In the Paul Dickinson College of Business, we aren’t just educating. We are preparing leaders to transform the culture in which they work and live. To that end, each of our majors is leading in its field. The OBU accounting program is 10th in the nation on CPA exam pass rates for programs of our size. Thanks to some generous donations from First United Bank, Vision Bank and private donors, our finance majors have more than $50,000 they are managing in the stock market. Our marketing majors are consulting with businesses and nonprofits helping them with their social media campaigns. The social entrepreneurship majors are winning business plan competitions and applying their skills through Enactus, an international entrepreneurial action organization for students. Computer science majors are developing apps for clients. Management and international business students receive experience through internships.
When students graduate with business degrees from the College, what careers are they prepared to enter? In what types of positions might they work?

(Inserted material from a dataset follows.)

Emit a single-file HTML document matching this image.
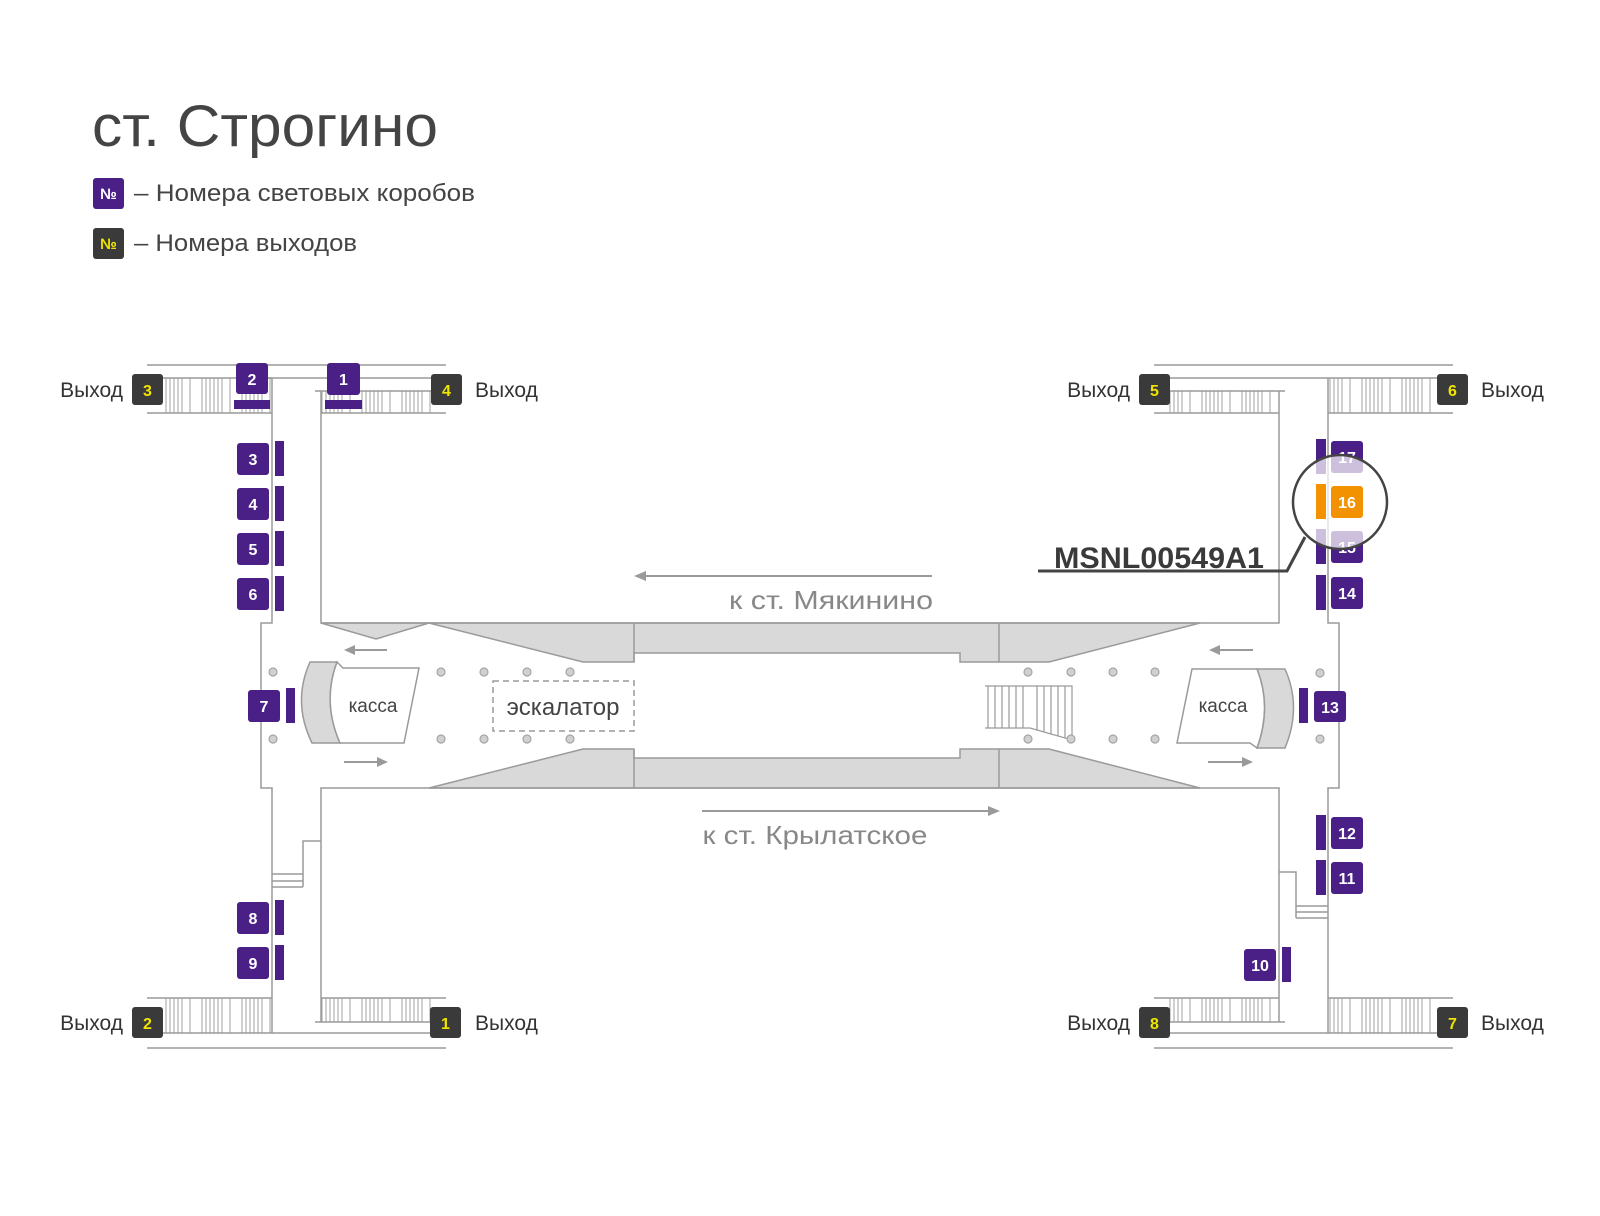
<!DOCTYPE html>
<html><head><meta charset="utf-8"><style>
html,body{margin:0;padding:0;background:#fff;}
svg{display:block;}
text{font-family:"Liberation Sans",sans-serif;}
</style></head><body>
<svg width="1600" height="1216" viewBox="0 0 1600 1216" xmlns="http://www.w3.org/2000/svg">
<defs>
<pattern id="st" patternUnits="userSpaceOnUse" width="40" height="10" x="0" y="0">
<g stroke="#a0a0a0" stroke-width="1"><line x1="2" y1="0" x2="2" y2="10"/><line x1="6" y1="0" x2="6" y2="10"/><line x1="10" y1="0" x2="10" y2="10"/><line x1="14" y1="0" x2="14" y2="10"/><line x1="18" y1="0" x2="18" y2="10"/><line x1="22" y1="0" x2="22" y2="10"/><line x1="30" y1="0" x2="30" y2="10"/></g>
</pattern>
</defs>
<rect width="1600" height="1216" fill="#fff"/>

<!-- Title & legend -->
<text x="92" y="146" font-size="58" fill="#444" textLength="346" lengthAdjust="spacingAndGlyphs">ст. Строгино</text>
<rect x="93" y="178" width="31" height="31" rx="3" fill="#4a1f86"/>
<text x="108.5" y="199" font-size="15" font-weight="bold" fill="#fff" text-anchor="middle">№</text>
<text x="134" y="201" font-size="24" fill="#444" textLength="341" lengthAdjust="spacingAndGlyphs">– Номера световых коробов</text>
<rect x="93" y="228" width="31" height="31" rx="3" fill="#3a3a3a"/>
<text x="108.5" y="249" font-size="15" font-weight="bold" fill="#f0e400" text-anchor="middle">№</text>
<text x="134" y="251" font-size="24" fill="#444" textLength="223" lengthAdjust="spacingAndGlyphs">– Номера выходов</text>

<!-- Stairs hatching -->
<g fill="url(#st)">
<rect x="163" y="378" width="109" height="35"/>
<rect x="321" y="391" width="112" height="22"/>
<rect x="1168" y="391" width="111" height="22"/>
<rect x="1328" y="378" width="110" height="35"/>
<rect x="163" y="998" width="109" height="35"/>
<rect x="321" y="998" width="112" height="24"/>
<rect x="1168" y="998" width="111" height="24"/>
<rect x="1328" y="998" width="110" height="35"/>
</g>

<!-- Hall gray shapes -->
<g fill="#d9d9d9" stroke="#9a9a9a" stroke-width="1.5">
<polygon points="321,623 376,639 429,623"/>
<polygon points="429,623 1200,623 1049,662 960,662 960,653 634,653 634,662 583,662"/>
<polygon points="429,788 583,749 634,749 634,758 960,758 960,749 1049,749 1200,788"/>
</g>
<g stroke="#9a9a9a" stroke-width="1.5">
<line x1="634" y1="623" x2="634" y2="662"/><line x1="999" y1="623" x2="999" y2="662"/>
<line x1="634" y1="749" x2="634" y2="788"/><line x1="999" y1="749" x2="999" y2="788"/>
</g>

<!-- Walls -->
<g stroke="#9a9a9a" stroke-width="1.5" fill="none">
<line x1="147" y1="365" x2="446" y2="365"/>
<line x1="163" y1="378" x2="272" y2="378"/>
<line x1="268" y1="378" x2="433" y2="378"/>
<line x1="147" y1="413" x2="272" y2="413"/>
<line x1="315" y1="391" x2="433" y2="391"/>
<line x1="321" y1="413" x2="446" y2="413"/>
<polyline points="272,378 272,623 261,623 261,788 272,788 272,1033"/>
<polyline points="321,391 321,623 1279,623 1279,391"/>
<polyline points="321,1022 321,788 1279,788 1279,1022"/>
<polyline points="321,841 303,841 303,887"/>
<line x1="272" y1="874" x2="303" y2="874"/><line x1="272" y1="881" x2="303" y2="881"/><line x1="272" y1="887" x2="303" y2="887"/>

<line x1="1154" y1="365" x2="1453" y2="365"/>
<line x1="1168" y1="378" x2="1438" y2="378"/>
<line x1="1168" y1="391" x2="1285" y2="391"/>
<line x1="1154" y1="413" x2="1279" y2="413"/>
<line x1="1328" y1="413" x2="1453" y2="413"/>
<polyline points="1328,378 1328,623 1339,623 1339,788 1328,788 1328,1033"/>
<polyline points="1279,872 1296,872 1296,918"/>
<line x1="1296" y1="906" x2="1328" y2="906"/><line x1="1296" y1="912" x2="1328" y2="912"/><line x1="1296" y1="918" x2="1328" y2="918"/>

<line x1="147" y1="998" x2="272" y2="998"/>
<line x1="321" y1="998" x2="446" y2="998"/>
<line x1="315" y1="1022" x2="435" y2="1022"/>
<line x1="163" y1="1033" x2="430" y2="1033"/>
<line x1="147" y1="1048" x2="446" y2="1048"/>
<line x1="1154" y1="998" x2="1279" y2="998"/>
<line x1="1328" y1="998" x2="1453" y2="998"/>
<line x1="1154" y1="1022" x2="1285" y2="1022"/>
<line x1="1170" y1="1033" x2="1438" y2="1033"/>
<line x1="1154" y1="1048" x2="1453" y2="1048"/>
</g>

<!-- Right small stairs in hall -->
<g stroke="#9a9a9a" stroke-width="1.2" fill="none">
<polyline points="985,686 1072,686 1072,740 1030,728 985,728"/>
<line x1="988" y1="686" x2="988" y2="728"/><line x1="995" y1="686" x2="995" y2="728"/><line x1="1002" y1="686" x2="1002" y2="728"/><line x1="1009" y1="686" x2="1009" y2="728"/><line x1="1016" y1="686" x2="1016" y2="728"/><line x1="1023" y1="686" x2="1023" y2="728"/><line x1="1037" y1="686" x2="1037" y2="730"/><line x1="1044" y1="686" x2="1044" y2="732"/><line x1="1051" y1="686" x2="1051" y2="734"/><line x1="1058" y1="686" x2="1058" y2="736"/><line x1="1065" y1="686" x2="1065" y2="738"/>
</g>

<!-- Dots -->
<g fill="#d0d0d0" stroke="#a5a5a5" stroke-width="1.2">
<circle cx="273" cy="672" r="4"/><circle cx="273" cy="739" r="4"/>
<circle cx="441" cy="672" r="4"/><circle cx="484" cy="672" r="4"/><circle cx="527" cy="672" r="4"/><circle cx="570" cy="672" r="4"/>
<circle cx="441" cy="739" r="4"/><circle cx="484" cy="739" r="4"/><circle cx="527" cy="739" r="4"/><circle cx="570" cy="739" r="4"/>
<circle cx="1028" cy="672" r="4"/><circle cx="1071" cy="672" r="4"/><circle cx="1113" cy="672" r="4"/><circle cx="1155" cy="672" r="4"/>
<circle cx="1028" cy="739" r="4"/><circle cx="1071" cy="739" r="4"/><circle cx="1113" cy="739" r="4"/><circle cx="1155" cy="739" r="4"/>
<circle cx="1320" cy="673" r="4"/><circle cx="1320" cy="739" r="4"/>
</g>

<!-- Escalator -->
<rect x="493" y="681" width="141" height="50" fill="none" stroke="#9a9a9a" stroke-width="1.5" stroke-dasharray="6,4"/>
<text x="563" y="715" font-size="24" fill="#444" text-anchor="middle">эскалатор</text>

<!-- Kassa left -->
<g stroke="#9a9a9a" stroke-width="1.5">
<path d="M310,662 L337,662 Q322,702 340,743 L312,743 Q292,702 310,662 Z" fill="#d9d9d9"/>
<path d="M337,662 L343,668 L419,668 L404,743 L340,743 Q322,702 337,662 Z" fill="#fff"/>
</g>
<text x="373" y="712" font-size="19" fill="#444" text-anchor="middle">касса</text>
<!-- Kassa right -->
<g stroke="#9a9a9a" stroke-width="1.5">
<path d="M1257,669 L1285,669 Q1302,707 1285,748 L1257,748 Q1272,707 1257,669 Z" fill="#d9d9d9"/>
<path d="M1192,669 L1257,669 Q1272,707 1257,748 L1250,743 L1177,743 Z" fill="#fff"/>
</g>
<text x="1223" y="712" font-size="19" fill="#444" text-anchor="middle">касса</text>

<!-- Flow arrows -->
<g stroke="#9a9a9a" stroke-width="2" fill="#9a9a9a">
<line x1="352" y1="650" x2="387" y2="650"/><polygon points="344,650 355,645 355,655" stroke="none"/>
<line x1="344" y1="762" x2="380" y2="762"/><polygon points="388,762 377,757 377,767" stroke="none"/>
<line x1="1217" y1="650" x2="1253" y2="650"/><polygon points="1209,650 1220,645 1220,655" stroke="none"/>
<line x1="1208" y1="762" x2="1244" y2="762"/><polygon points="1253,762 1242,757 1242,767" stroke="none"/>
<line x1="644" y1="576" x2="932" y2="576"/><polygon points="634,576 646,571 646,581" stroke="none"/>
<line x1="702" y1="811" x2="990" y2="811"/><polygon points="1000,811 988,806 988,816" stroke="none"/>
</g>
<text x="831" y="609" font-size="26" fill="#888" text-anchor="middle" textLength="204" lengthAdjust="spacingAndGlyphs">к ст. Мякинино</text>
<text x="815" y="844" font-size="26" fill="#888" text-anchor="middle" textLength="225" lengthAdjust="spacingAndGlyphs">к ст. Крылатское</text>

<!-- Light boxes -->
<g fill="#4a1f86">
<rect x="234" y="400" width="36" height="9"/><rect x="325" y="400" width="37" height="9"/>
<rect x="236" y="363" width="32" height="31" rx="3"/><rect x="327" y="363" width="33" height="32" rx="3"/>
<rect x="237" y="443" width="32" height="32" rx="3"/><rect x="275" y="441" width="9" height="35"/>
<rect x="237" y="488" width="32" height="32" rx="3"/><rect x="275" y="486" width="9" height="35"/>
<rect x="237" y="533" width="32" height="32" rx="3"/><rect x="275" y="531" width="9" height="35"/>
<rect x="237" y="578" width="32" height="32" rx="3"/><rect x="275" y="576" width="9" height="35"/>
<rect x="248" y="690" width="32" height="32" rx="3"/><rect x="286" y="688" width="9" height="35"/>
<rect x="237" y="902" width="32" height="32" rx="3"/><rect x="275" y="900" width="9" height="35"/>
<rect x="237" y="947" width="32" height="32" rx="3"/><rect x="275" y="945" width="9" height="35"/>
<rect x="1244" y="949" width="32" height="32" rx="3"/><rect x="1282" y="947" width="9" height="35"/>
<rect x="1331" y="862" width="32" height="32" rx="3"/><rect x="1316" y="860" width="10" height="35"/>
<rect x="1331" y="817" width="32" height="32" rx="3"/><rect x="1316" y="815" width="10" height="35"/>
<rect x="1314" y="691" width="32" height="31" rx="3"/><rect x="1299" y="688" width="9" height="35"/>
<rect x="1331" y="577" width="32" height="32" rx="3"/><rect x="1316" y="575" width="10" height="35"/>
<rect x="1331" y="531" width="32" height="32" rx="3"/><rect x="1316" y="529" width="10" height="35"/>
<rect x="1331" y="441" width="32" height="32" rx="3"/><rect x="1316" y="439" width="10" height="35"/>
</g>
<g fill="#fff" font-size="16" font-weight="bold" text-anchor="middle">
<text x="252" y="385">2</text><text x="343.5" y="385">1</text>
<text x="253" y="465">3</text><text x="253" y="510">4</text><text x="253" y="555">5</text><text x="253" y="600">6</text>
<text x="264" y="712">7</text><text x="253" y="924">8</text><text x="253" y="969">9</text>
<text x="1260" y="971">10</text><text x="1347" y="884">11</text><text x="1347" y="839">12</text>
<text x="1330" y="713">13</text><text x="1347" y="599">14</text><text x="1347" y="553">15</text><text x="1347" y="463">17</text>
</g>

<!-- Highlight circle -->
<circle cx="1340" cy="502" r="47" fill="#fff" fill-opacity="0.72" stroke="#444" stroke-width="2.5"/>
<rect x="1331" y="486" width="32" height="32" rx="3" fill="#f39200"/>
<rect x="1316" y="484" width="10" height="35" fill="#f39200"/>
<text x="1347" y="508" font-size="16" font-weight="bold" fill="#fff" text-anchor="middle">16</text>
<polyline points="1305,537 1287,571 1038,571" fill="none" stroke="#444" stroke-width="3"/>
<text x="1054" y="568" font-size="30" font-weight="bold" fill="#3a3a3a" textLength="210" lengthAdjust="spacingAndGlyphs">MSNL00549A1</text>

<!-- Exit boxes -->
<g fill="#3a3a3a">
<rect x="132" y="374" width="31" height="31" rx="3"/><rect x="431" y="374" width="31" height="31" rx="3"/>
<rect x="1139" y="374" width="31" height="31" rx="3"/><rect x="1437" y="374" width="31" height="31" rx="3"/>
<rect x="132" y="1007" width="31" height="31" rx="3"/><rect x="430" y="1007" width="31" height="31" rx="3"/>
<rect x="1139" y="1007" width="31" height="31" rx="3"/><rect x="1437" y="1007" width="31" height="31" rx="3"/>
</g>
<g fill="#f0e400" font-size="16" font-weight="bold" text-anchor="middle">
<text x="147.5" y="396">3</text><text x="446.5" y="396">4</text><text x="1154.5" y="396">5</text><text x="1452.5" y="396">6</text>
<text x="147.5" y="1029">2</text><text x="445.5" y="1029">1</text><text x="1154.5" y="1029">8</text><text x="1452.5" y="1029">7</text>
</g>
<g fill="#333" font-size="21">
<text x="123" y="397" text-anchor="end">Выход</text><text x="475" y="397">Выход</text>
<text x="1130" y="397" text-anchor="end">Выход</text><text x="1481" y="397">Выход</text>
<text x="123" y="1030" text-anchor="end">Выход</text><text x="475" y="1030">Выход</text>
<text x="1130" y="1030" text-anchor="end">Выход</text><text x="1481" y="1030">Выход</text>
</g>
</svg>
</body></html>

Because business principles intersect nearly every job, our graduates are prepared to do almost anything. OBU business alumni are on the mission field, in banking, serving as CPAs or forensic accountants. They are successful sales people, marketing researchers, retailers and managers. Some have started their own businesses. Graduates can be found at Boeing, Charles Schwab, Dell, Paycom, Sandridge, UPS and a host of other institutions.
What does the future hold for the Dickinson College of Business? What are some long-term goals?
As our MBA approaches its 10th year, we are exploring ways that we can reach more students and have a greater Kingdom impact with the program. Initially, the MBA degree was only offered in our location in Oklahoma City. Students can still pursue the MBA at our Oklahoma City site, but today they can also pursue it fully online. We are exploring the possibility of an MBA residential program to be offered in Shawnee. It would be open to all qualified students, but we are especially hoping it will be attractive to international students or athletes who have a fifth year of eligibility and would like to continue their education, regardless of their undergraduate major. We are also in the process of reimagining our core courses in the MBA such that our MBA graduates will be uniquely qualified to become change agents in the companies they serve and the communities in which they live.
In our undergraduate program, our business majors will begin to cooperate more strategically with our STEM (science, technology, engineering and math) students. Our plan is that in their senior year, the STEM students will develop products, processes and services for which our business students can develop business plans and help bring them to market. Of course, some of that can already be done as our computer science and business students work together. But, increasingly you will find our business faculty and students working with faculty and students from our other colleges at OBU.
What are some things that people may not know about the College of Business?
In their very first semester at OBU, business majors create their own small business as part of Dr. Rich Rudebock’s introduction to business course. Rudebock is the Robert L. and Sara Lou Cargill professor of business. The businesses only last one semester, but it is a great way for them to immediately apply what they are learning. Fifty percent of the profits from the teams’ projects are given to charities selected by each team. The other fifty percent is used to fund business college scholarships.